14. En l’espèce, l’intérêt légitime est matérialisé par le « droit à la preuve » (arrêt, § 12). Fondé sur le droit au procès équitable (Conv. EDH, art. 6), ce droit à la preuve est réceptionné par la Cour de cassation depuis une dizaine d’années (Civ. 1re, 5 avr. 2012, n° 11-14.177, « sans rechercher si la production litigieuse n’était pas indispensable à l’exercice [du] droit à la preuve, et proportionnée aux intérêts antinomiques en présence, la cour d’appel n’a pas donné de base légale à sa décision », Dalloz actualité, 23 avr. 2012, obs. Marrocchella ; D. 2012. 1596
, note G. Lardeux
; ibid. 2826, obs. P. Delebecque, J.-D. Bretzner et I. Darret-Courgeon
; ibid. 2013. 269, obs. N. Fricero
; ibid. 457, obs. E. Dreyer
; RTD civ. 2012. 506, obs. J. Hauser
; CCE 2012. Comm. 83, obs. A. Lepage ; Dr. fam. 2012. 159, obs. M. Nicoletti). L’idée générale est qu’un justiciable doit pouvoir prouver ses allégations, ce qui implique le droit d’obtenir des preuves qui ne sont pas détenues et, pour ce qui nous intéresse, le droit de produire des preuves que l’on détient (dans une perspective critique, X. Lagarde, Le droit à la preuve : réflexions sur une notion bancale, D. 2023. 1526
).
15. La Cour de cassation reproche à la cour d’appel de ne pas avoir recherché si le secret des affaires devait céder – ou non – devant ce droit à la preuve. Plus précisément, la cour d’appel est censurée car celle-ci n’a pas procédé à la mise en balance des éléments suivants : (i) le caractère « indispensable » de la pièce litigieuse afin de prouver les actes de concurrence déloyale ; (ii) l’atteinte « strictement proportionnée » au secret des affaires (arrêt, § 14).

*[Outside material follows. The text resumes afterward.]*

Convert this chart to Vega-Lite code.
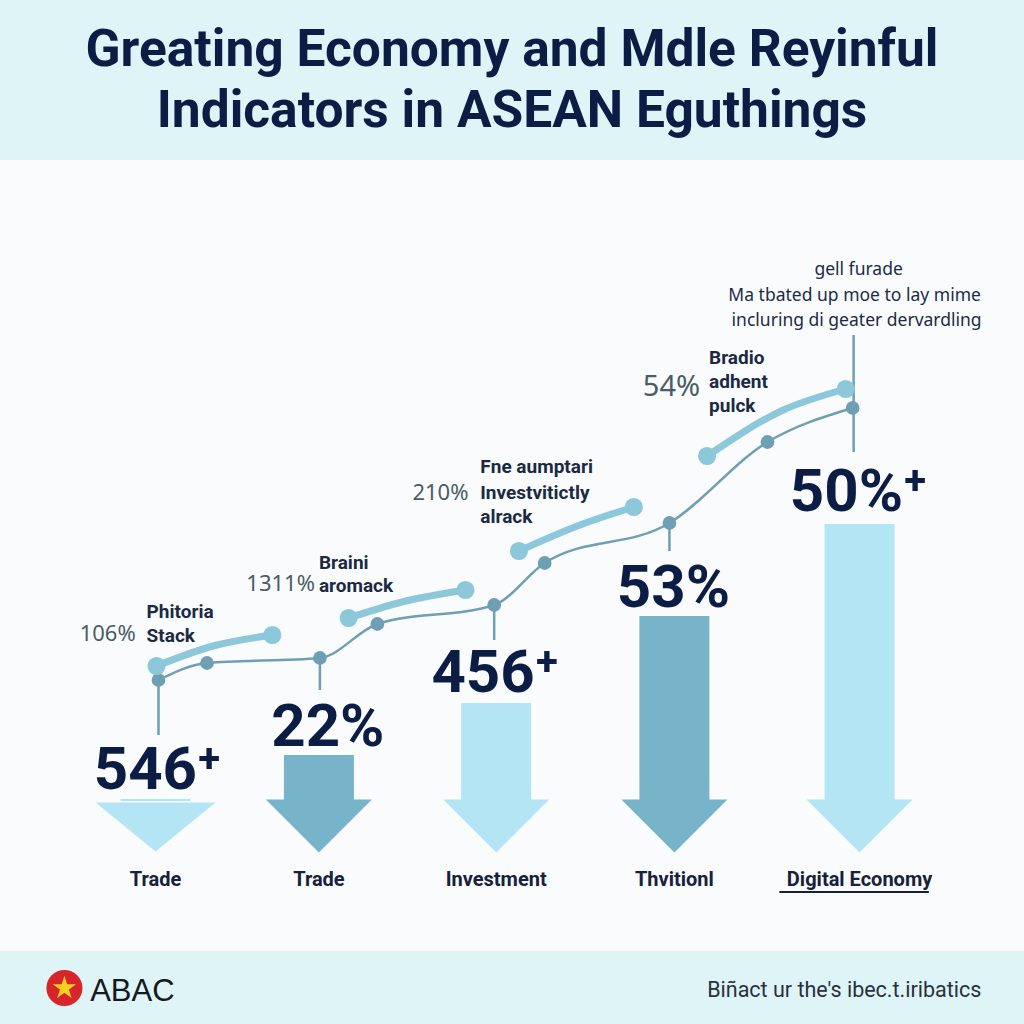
{
  "$schema": "https://vega.github.io/schema/vega-lite/v6.json",
  "width": 1024,
  "height": 1024,
  "padding": 0,
  "autosize": {"type": "none"},
  "background": "#f9fbfc",
  "config": {"view": {"stroke": null}},
  "datasets": {
    "bands": [
      {"band": "title", "x0": -20, "x1": 1044, "y0": -10, "y1": 160},
      {"band": "footer", "x0": -20, "x1": 1044, "y0": 951, "y1": 1034}
    ],
    "title": [
      {"x": 512, "y": 66, "text": "Greating Economy and Mdle Reyinful"},
      {"x": 512, "y": 127, "text": "Indicators in ASEAN Eguthings"}
    ],
    "columns": [
      {"col": 1, "label": "Trade", "figure": "546⁺", "x": 152, "figX": 154, "top": 799, "figY": 789, "tone": "light"},
      {"col": 2, "label": "Trade", "figure": "22%", "x": 317, "figX": 326, "top": 755, "figY": 746, "tone": "dark"},
      {"col": 3, "label": "Investment", "figure": "456⁺", "x": 496, "figX": 495, "top": 703, "figY": 692, "tone": "light"},
      {"col": 4, "label": "Thvitionl", "figure": "53%", "x": 676, "figX": 675, "top": 616, "figY": 607, "tone": "dark"},
      {"col": 5, "label": "Digital Economy", "figure": "50%⁺", "x": 863, "figX": 862, "top": 524, "figY": 511, "tone": "light"}
    ],
    "underline": [{"x": 782, "x2": 933, "y": 892}],
    "lineA": [
      {"x": 155, "y": 680}, {"x": 204, "y": 663}, {"x": 318, "y": 658},
      {"x": 376, "y": 624}, {"x": 494, "y": 605}, {"x": 545, "y": 563},
      {"x": 671, "y": 523}, {"x": 770, "y": 442}, {"x": 856, "y": 408}
    ],
    "lineB": [
      {"seg": 1, "x": 153, "y": 666, "end": true}, {"seg": 1, "x": 210, "y": 646, "end": false}, {"seg": 1, "x": 270, "y": 635, "end": true},
      {"seg": 2, "x": 347, "y": 618, "end": true}, {"seg": 2, "x": 405, "y": 601, "end": false}, {"seg": 2, "x": 465, "y": 590, "end": true},
      {"seg": 3, "x": 519, "y": 551, "end": true}, {"seg": 3, "x": 578, "y": 526, "end": false}, {"seg": 3, "x": 635, "y": 507, "end": true},
      {"seg": 4, "x": 709, "y": 456, "end": true}, {"seg": 4, "x": 786, "y": 410, "end": false}, {"seg": 4, "x": 849, "y": 389, "end": true}
    ],
    "drops": [
      {"x": 155, "y": 680, "y2": 735},
      {"x": 318, "y": 658, "y2": 690},
      {"x": 494, "y": 605, "y2": 640},
      {"x": 671, "y": 523, "y2": 551},
      {"x": 857, "y": 335, "y2": 452}
    ],
    "pcts": [
      {"x": 132, "y": 641, "text": "106%"},
      {"x": 313, "y": 591, "text": "1311%"},
      {"x": 468, "y": 500, "text": "210%"},
      {"x": 702, "y": 396, "text": "54%"}
    ],
    "heads": [
      {"x": 143, "y": 618, "text": "Phitoria"}, {"x": 143, "y": 642, "text": "Stack"},
      {"x": 317, "y": 569, "text": "Braini"}, {"x": 317, "y": 592, "text": "aromack"},
      {"x": 480, "y": 473, "text": "Fne aumptari"}, {"x": 480, "y": 499, "text": "Investvitictly"}, {"x": 480, "y": 523, "text": "alrack"},
      {"x": 711, "y": 364, "text": "Bradio"}, {"x": 711, "y": 388, "text": "adhent"}, {"x": 711, "y": 412, "text": "pulck"}
    ],
    "topnote": [
      {"x": 862, "y": 275, "text": "gell furade"},
      {"x": 858, "y": 301, "text": "Ma tbated up moe to lay mime"},
      {"x": 860, "y": 326, "text": "incluring di geater dervardling"}
    ],
    "logo": [{"x": 60, "y": 988, "text": "ABAC", "tx": 86, "ty": 1001}],
    "footnote": [{"x": 986, "y": 997, "text": "Biñact ur the's ibec.t.iribatics"}]
  },
  "layer": [
    {
      "data": {"name": "bands"},
      "mark": {"type": "rect", "fill": "#def4f7"},
      "encoding": {
        "x": {"field": "x0", "type": "quantitative", "scale": {"domain": [0, 1024], "nice": false, "zero": false}, "axis": null},
        "x2": {"field": "x1"},
        "y": {"field": "y0", "type": "quantitative", "scale": {"domain": [0, 1024], "nice": false, "zero": false, "reverse": true}, "axis": null},
        "y2": {"field": "y1"}
      }
    },
    {
      "data": {"name": "title"},
      "mark": {"type": "text", "align": "center", "baseline": "alphabetic", "font": "Roboto", "fontWeight": "bold", "fontSize": 51.5, "fill": "#0c1d45"},
      "encoding": {
        "x": {"field": "x", "type": "quantitative", "scale": {"domain": [0, 1024], "nice": false, "zero": false}, "axis": null},
        "y": {"field": "y", "type": "quantitative", "scale": {"domain": [0, 1024], "nice": false, "zero": false, "reverse": true}, "axis": null},
        "text": {"field": "text"}
      }
    },
    {
      "data": {"name": "drops"},
      "mark": {"type": "rule", "stroke": "#6f9fb3", "strokeWidth": 2.5},
      "encoding": {
        "x": {"field": "x", "type": "quantitative", "scale": {"domain": [0, 1024], "nice": false, "zero": false}, "axis": null},
        "y": {"field": "y", "type": "quantitative", "scale": {"domain": [0, 1024], "nice": false, "zero": false, "reverse": true}, "axis": null},
        "y2": {"field": "y2"}
      }
    },
    {
      "data": {"name": "lineA"},
      "mark": {"type": "line", "stroke": "#6f9fb3", "strokeWidth": 2.5, "interpolate": "monotone"},
      "encoding": {
        "x": {"field": "x", "type": "quantitative", "scale": {"domain": [0, 1024], "nice": false, "zero": false}, "axis": null},
        "y": {"field": "y", "type": "quantitative", "scale": {"domain": [0, 1024], "nice": false, "zero": false, "reverse": true}, "axis": null}
      }
    },
    {
      "data": {"name": "lineA"},
      "mark": {"type": "point", "shape": "circle", "filled": true, "size": 190, "fill": "#6f9fb3", "opacity": 1},
      "encoding": {
        "x": {"field": "x", "type": "quantitative", "scale": {"domain": [0, 1024], "nice": false, "zero": false}, "axis": null},
        "y": {"field": "y", "type": "quantitative", "scale": {"domain": [0, 1024], "nice": false, "zero": false, "reverse": true}, "axis": null}
      }
    },
    {
      "data": {"name": "lineB"},
      "mark": {"type": "line", "stroke": "#8dc7da", "strokeWidth": 7, "strokeCap": "round", "interpolate": "monotone"},
      "encoding": {
        "x": {"field": "x", "type": "quantitative", "scale": {"domain": [0, 1024], "nice": false, "zero": false}, "axis": null},
        "y": {"field": "y", "type": "quantitative", "scale": {"domain": [0, 1024], "nice": false, "zero": false, "reverse": true}, "axis": null},
        "detail": {"field": "seg", "type": "nominal"}
      }
    },
    {
      "data": {"name": "lineB"},
      "transform": [{"filter": "datum.end"}],
      "mark": {"type": "point", "shape": "circle", "filled": true, "size": 330, "fill": "#8dc7da", "opacity": 1},
      "encoding": {
        "x": {"field": "x", "type": "quantitative", "scale": {"domain": [0, 1024], "nice": false, "zero": false}, "axis": null},
        "y": {"field": "y", "type": "quantitative", "scale": {"domain": [0, 1024], "nice": false, "zero": false, "reverse": true}, "axis": null}
      }
    },
    {
      "data": {"name": "columns"},
      "mark": {"type": "bar", "width": 70},
      "encoding": {
        "x": {"field": "x", "type": "quantitative", "scale": {"domain": [0, 1024], "nice": false, "zero": false}, "axis": null},
        "y": {"field": "top", "type": "quantitative", "scale": {"domain": [0, 1024], "nice": false, "zero": false, "reverse": true}, "axis": null},
        "y2": {"datum": 801},
        "fill": {"field": "tone", "type": "nominal", "scale": {"domain": ["light", "dark"], "range": ["#b4e5f5", "#78b4c9"]}, "legend": null}
      }
    },
    {
      "data": {"name": "columns"},
      "transform": [{"filter": "datum.col != 1"}],
      "mark": {"type": "point", "shape": "M-1,-0.5L1,-0.5L0,0.5Z", "filled": true, "size": 11236, "opacity": 1, "strokeWidth": 0},
      "encoding": {
        "x": {"field": "x", "type": "quantitative", "scale": {"domain": [0, 1024], "nice": false, "zero": false}, "axis": null},
        "y": {"datum": 826, "type": "quantitative", "scale": {"domain": [0, 1024], "nice": false, "zero": false, "reverse": true}, "axis": null},
        "fill": {"field": "tone", "type": "nominal", "scale": {"domain": ["light", "dark"], "range": ["#b4e5f5", "#78b4c9"]}, "legend": null}
      }
    },
    {
      "data": {"name": "columns"},
      "transform": [{"filter": "datum.col == 1"}],
      "mark": {"type": "point", "shape": "M-1,-0.41L1,-0.41L0,0.41Z", "filled": true, "size": 14400, "opacity": 1, "strokeWidth": 0},
      "encoding": {
        "x": {"field": "x", "type": "quantitative", "scale": {"domain": [0, 1024], "nice": false, "zero": false}, "axis": null},
        "y": {"datum": 827, "type": "quantitative", "scale": {"domain": [0, 1024], "nice": false, "zero": false, "reverse": true}, "axis": null},
        "fill": {"field": "tone", "type": "nominal", "scale": {"domain": ["light", "dark"], "range": ["#b4e5f5", "#78b4c9"]}, "legend": null}
      }
    },
    {
      "data": {"name": "columns"},
      "mark": {"type": "text", "align": "center", "baseline": "alphabetic", "font": "Roboto", "fontWeight": "bold", "fontSize": 60, "fill": "#0c1d45"},
      "encoding": {
        "x": {"field": "figX", "type": "quantitative", "scale": {"domain": [0, 1024], "nice": false, "zero": false}, "axis": null},
        "y": {"field": "figY", "type": "quantitative", "scale": {"domain": [0, 1024], "nice": false, "zero": false, "reverse": true}, "axis": null},
        "text": {"field": "figure"}
      }
    },
    {
      "data": {"name": "columns"},
      "mark": {"type": "text", "align": "center", "baseline": "alphabetic", "font": "Roboto", "fontWeight": "bold", "fontSize": 20, "fill": "#17213b"},
      "encoding": {
        "x": {"field": "x", "type": "quantitative", "scale": {"domain": [0, 1024], "nice": false, "zero": false}, "axis": null},
        "y": {"datum": 886, "type": "quantitative", "scale": {"domain": [0, 1024], "nice": false, "zero": false, "reverse": true}, "axis": null},
        "text": {"field": "label"}
      }
    },
    {
      "data": {"name": "underline"},
      "mark": {"type": "rule", "stroke": "#17213b", "strokeWidth": 2},
      "encoding": {
        "x": {"field": "x", "type": "quantitative", "scale": {"domain": [0, 1024], "nice": false, "zero": false}, "axis": null},
        "x2": {"field": "x2"},
        "y": {"field": "y", "type": "quantitative", "scale": {"domain": [0, 1024], "nice": false, "zero": false, "reverse": true}, "axis": null}
      }
    },
    {
      "data": {"name": "pcts"},
      "transform": [{"filter": "datum.text != '54%'"}],
      "mark": {"type": "text", "align": "right", "baseline": "alphabetic", "font": "Noto Sans", "fontSize": 22, "fill": "#4b5b67"},
      "encoding": {
        "x": {"field": "x", "type": "quantitative", "scale": {"domain": [0, 1024], "nice": false, "zero": false}, "axis": null},
        "y": {"field": "y", "type": "quantitative", "scale": {"domain": [0, 1024], "nice": false, "zero": false, "reverse": true}, "axis": null},
        "text": {"field": "text"}
      }
    },
    {
      "data": {"name": "pcts"},
      "transform": [{"filter": "datum.text == '54%'"}],
      "mark": {"type": "text", "align": "right", "baseline": "alphabetic", "font": "Noto Sans", "fontSize": 29, "fill": "#4b5b67"},
      "encoding": {
        "x": {"field": "x", "type": "quantitative", "scale": {"domain": [0, 1024], "nice": false, "zero": false}, "axis": null},
        "y": {"field": "y", "type": "quantitative", "scale": {"domain": [0, 1024], "nice": false, "zero": false, "reverse": true}, "axis": null},
        "text": {"field": "text"}
      }
    },
    {
      "data": {"name": "heads"},
      "mark": {"type": "text", "align": "left", "baseline": "alphabetic", "font": "Roboto", "fontWeight": "bold", "fontSize": 19, "fill": "#1b2a42"},
      "encoding": {
        "x": {"field": "x", "type": "quantitative", "scale": {"domain": [0, 1024], "nice": false, "zero": false}, "axis": null},
        "y": {"field": "y", "type": "quantitative", "scale": {"domain": [0, 1024], "nice": false, "zero": false, "reverse": true}, "axis": null},
        "text": {"field": "text"}
      }
    },
    {
      "data": {"name": "topnote"},
      "mark": {"type": "text", "align": "center", "baseline": "alphabetic", "font": "Noto Sans", "fontSize": 17.5, "fill": "#1d2b45"},
      "encoding": {
        "x": {"field": "x", "type": "quantitative", "scale": {"domain": [0, 1024], "nice": false, "zero": false}, "axis": null},
        "y": {"field": "y", "type": "quantitative", "scale": {"domain": [0, 1024], "nice": false, "zero": false, "reverse": true}, "axis": null},
        "text": {"field": "text"}
      }
    },
    {
      "data": {"name": "logo"},
      "mark": {"type": "point", "shape": "circle", "filled": true, "size": 1300, "fill": "#d7262b", "opacity": 1},
      "encoding": {
        "x": {"field": "x", "type": "quantitative", "scale": {"domain": [0, 1024], "nice": false, "zero": false}, "axis": null},
        "y": {"field": "y", "type": "quantitative", "scale": {"domain": [0, 1024], "nice": false, "zero": false, "reverse": true}, "axis": null}
      }
    },
    {
      "data": {"name": "logo"},
      "mark": {"type": "point", "shape": "M0,-1L0.2245,-0.309L0.951,-0.309L0.363,0.118L0.588,0.809L0,0.382L-0.588,0.809L-0.363,0.118L-0.951,-0.309L-0.2245,-0.309Z", "filled": true, "size": 600, "fill": "#f6d21f", "opacity": 1, "strokeWidth": 0},
      "encoding": {
        "x": {"field": "x", "type": "quantitative", "scale": {"domain": [0, 1024], "nice": false, "zero": false}, "axis": null},
        "y": {"field": "y", "type": "quantitative", "scale": {"domain": [0, 1024], "nice": false, "zero": false, "reverse": true}, "axis": null}
      }
    },
    {
      "data": {"name": "logo"},
      "mark": {"type": "text", "align": "left", "baseline": "alphabetic", "font": "Liberation Sans", "fontSize": 31, "fill": "#151a22"},
      "encoding": {
        "x": {"field": "tx", "type": "quantitative", "scale": {"domain": [0, 1024], "nice": false, "zero": false}, "axis": null},
        "y": {"field": "ty", "type": "quantitative", "scale": {"domain": [0, 1024], "nice": false, "zero": false, "reverse": true}, "axis": null},
        "text": {"field": "text"}
      }
    },
    {
      "data": {"name": "footnote"},
      "mark": {"type": "text", "align": "right", "baseline": "alphabetic", "font": "Roboto", "fontSize": 21.5, "fill": "#28313d"},
      "encoding": {
        "x": {"field": "x", "type": "quantitative", "scale": {"domain": [0, 1024], "nice": false, "zero": false}, "axis": null},
        "y": {"field": "y", "type": "quantitative", "scale": {"domain": [0, 1024], "nice": false, "zero": false, "reverse": true}, "axis": null},
        "text": {"field": "text"}
      }
    }
  ]
}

16. L’orientation retenue est une énième déclinaison du contrôle de proportionnalité, consistant à mettre en balance deux impératifs de valeur égale et à arbitrer au cas par cas. En ce qu’il admet que le secret des affaires peut être mis en balance avec le droit à la preuve, l’arrêt est inédit. À dire vrai, personne n’en doutait. Des arrêts ouvraient grand la porte à cette solution. En 2021, le contrôle de proportionnalité a été instauré entre secret des affaires et mesures d’instruction in futurum de l’article 145 du code de procédure civile (Civ. 2e, 10 juin 2021, n° 20-11.987, Dalloz actualité, 29 juin 2021, obs. N. Hoffschir ; D. 2021. 1194
; ibid. 1795, chron. G. Guého, O. Talabardon, F. Jollec, E. de Leiris, S. Le Fischer et T. Gauthier
; ibid. 2022. 431, obs. J.-D. Bretzner et A. Aynès
; ibid. 625, obs. N. Fricero
; RTD civ. 2021. 647, obs. H. Barbier
; JCP 2021. 1341, obs. L. Mayer ; BJS oct. 2021, n° 200l0, p. 8, note G. Goffaux-Callebaut ; Gaz. Pal. 2 nov. 2021, n° 38, p. 53, obs. M. Guez). En 2023, le même contrôle a été instauré entre secret professionnel de l’avocat et droit à la preuve (Civ. 1re, 6 déc. 2023, n° 22-19.285, Dalloz actualité, 12 déc. 2023, obs. C. Hélaine ; D. 2023. 2197
; ibid. 2024. 570, obs. J.-D. Bretzner et A. Aynès
; AJ fam. 2024. 8, obs. F. Eudier
; RTD civ. 2024. 193, obs. J. Klein
; JCP 2023. 1465, note S. Grayot-Dirx ; ibid. 2024. 673, obs. L. Veyre ; Lexbase avocats, 4 janv. 2024, n° 343, note É. Vergès ; Gaz. Pal. 20 févr. 2024, n° 6, p. 14, note M. Boissavy ; ibid. 11 juin 2024, n° 20, p. 4, obs. A. Adorno et J. Villacèque). Rien d’étonnant, donc, que le secret des affaires puisse être écarté par le droit à la preuve.
L’exclusion potentielle de la protection conférée par le secret des affaires par le droit à la preuve
17. Prévisible, l’orientation appelle toutefois des réserves. L’arrêt n’opère évidemment aucune hiérarchisation entre secret des affaires et droit à la preuve ; rechercher si l’un est par nature supérieur à l’autre serait faire fausse route. Conformément à la logique du contrôle de proportionnalité, le juge doit arbitrer au cas par cas – in casu – les deux impératifs en présence. Parfois, le secret des affaires l’emportera, parfois le droit à la preuve primera. C’est là toute l’incertitude pratique générée par le contrôle de proportionnalité.